Slovenian police conducted an investigation in four locations in Ljubljana on Wednesday, including at the central bank, collecting evidence in a pre-criminal investigation related to possible irregularities during a bank overhaul in 2013.

“Seized equipment contains ECB information and such information is protected under directly applicable primary EU law,” Draghi said in a letter to the Slovenian State Prosecutor General. “The ECB will also explore possible appropriate legal remedies under Slovenian law.”

The ECB said police seized information on the computers of Bank of Slovenia Governor Bostjan Jazbec, who sits on the ECB’s rate-setting Governing Council, as well as a former deputy governor and some staff members.

Slovenian police said the investigation related to an assessment of one of the banks rescued by the state in 2013, which meant the bank could scrap its obligations towards holders of subordinated bonds and subordinated debt in the value of 257 million euros.

In 2013 the previous government had to pour more than 3 billion euros ($3.33 billion) into local banks to prevent them from collapsing under a large amount of bad loans. The move helped the country narrowly avoid an international bailout.

As part of the bank overhaul about 600 million euros of subordinated bonds were scrapped in five banks.
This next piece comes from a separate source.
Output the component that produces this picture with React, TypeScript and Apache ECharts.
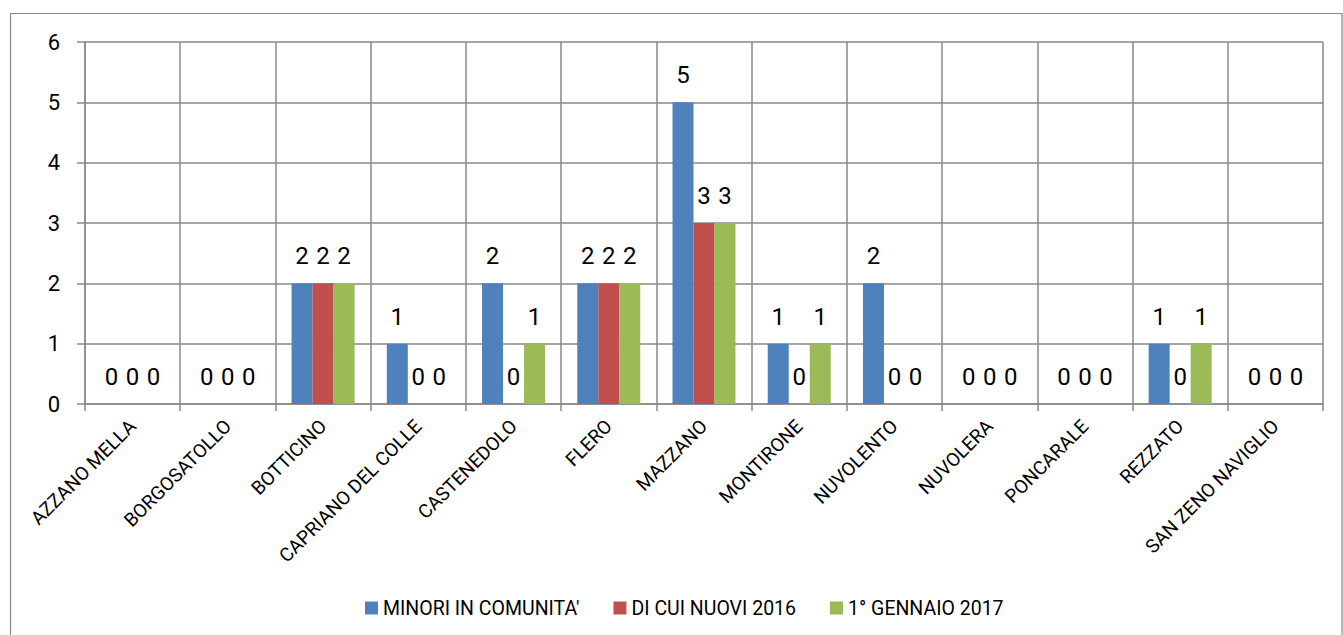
import React, { useEffect, useRef } from "react";
import * as echarts from "echarts";

const categories = [
  "AZZANO MELLA",
  "BORGOSATOLLO",
  "BOTTICINO",
  "CAPRIANO DEL COLLE",
  "CASTENEDOLO",
  "FLERO",
  "MAZZANO",
  "MONTIRONE",
  "NUVOLENTO",
  "NUVOLERA",
  "PONCARALE",
  "REZZATO",
  "SAN ZENO NAVIGLIO",
];
const minoriInComunita = [0, 0, 2, 1, 2, 2, 5, 1, 2, 0, 0, 1, 0];
const diCuiNuovi2016 = [0, 0, 2, 0, 0, 2, 3, 0, 0, 0, 0, 0, 0];
const gennaio2017 = [0, 0, 2, 0, 1, 2, 3, 1, 0, 0, 0, 1, 0];
const seriesNames = ["MINORI IN COMUNITA'", "DI CUI NUOVI 2016", "1° GENNAIO 2017"];
const seriesColors = ["#4F81BD", "#C0504D", "#9BBB59"];
const yTicks = [0, 1, 2, 3, 4, 5, 6];

const FONT = "Roboto, 'Noto Sans', sans-serif";
const GRID = "#898989";

export default function App() {
  const ref = useRef<HTMLDivElement>(null);
  useEffect(() => {
    if (!ref.current) return;
    const chart = echarts.init(ref.current, undefined, { renderer: "svg" });
    const data = [minoriInComunita, diCuiNuovi2016, gennaio2017];
    chart.setOption({
      animation: false,
      backgroundColor: "#ffffff",
      textStyle: { fontFamily: FONT },
      graphic: [
        {
          type: "rect",
          shape: { x: 10.5, y: 13.5, width: 1331.5, height: 640 },
          style: { fill: "none", stroke: GRID, lineWidth: 1.2 },
          silent: true,
        },
      ],
      grid: { left: 85, right: 20, top: 42, bottom: 231, containLabel: false },
      legend: {
        top: 593,
        left: 360,
        itemWidth: 13,
        itemHeight: 13,
        itemGap: 34,
        icon: "rect",
        textStyle: { fontFamily: FONT, fontSize: 19.5, color: "#000" },
        data: seriesNames,
      },
      xAxis: {
        type: "category",
        data: categories,
        boundaryGap: true,
        axisLine: { show: true, lineStyle: { color: GRID, width: 1.5 } },
        axisTick: { show: true, length: 7, lineStyle: { color: GRID, width: 1.5 } },
        splitLine: { show: true, lineStyle: { color: GRID, width: 1.5 } },
        axisLabel: {
          rotate: 45,
          interval: 0,
          fontSize: 19,
          color: "#000",
          fontFamily: FONT,
          margin: 19,
        },
      },
      yAxis: {
        type: "value",
        min: yTicks[0],
        max: yTicks[yTicks.length - 1],
        interval: 1,
        axisLine: { show: true, lineStyle: { color: GRID, width: 1.5 } },
        axisTick: { show: true, length: 8, lineStyle: { color: GRID, width: 1.5 } },
        splitLine: { show: true, lineStyle: { color: GRID, width: 1.5 } },
        axisLabel: { fontSize: 22, color: "#000", fontFamily: FONT, margin: 25 },
      },
      series: seriesNames.map((name, i) => ({
        name,
        type: "bar",
        data: data[i],
        barWidth: 21,
        barGap: "0%",
        itemStyle: { color: seriesColors[i] },
        label: {
          show: true,
          position: "top",
          distance: 15,
          fontSize: 24,
          color: "#000",
          fontFamily: FONT,
        },
      })),
    });
    return () => chart.dispose();
  }, []);
  return (
    <div
      ref={ref}
      style={{ position: "fixed", left: 0, top: 0, width: 1343, height: 635 }}
    />
  );
}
In 2014, the Slovenian Association of Small Shareholders filed several court cases against the Bank of Slovenia and local banks, claiming the subordinated bonds and shareholders’ capital in rescued banks should not have been erased. None of the cases have been finished yet.

The Bank of Slovenia had repeatedly rejected allegations that it mishandled data used when putting together a rescue package for Slovenia’s banks.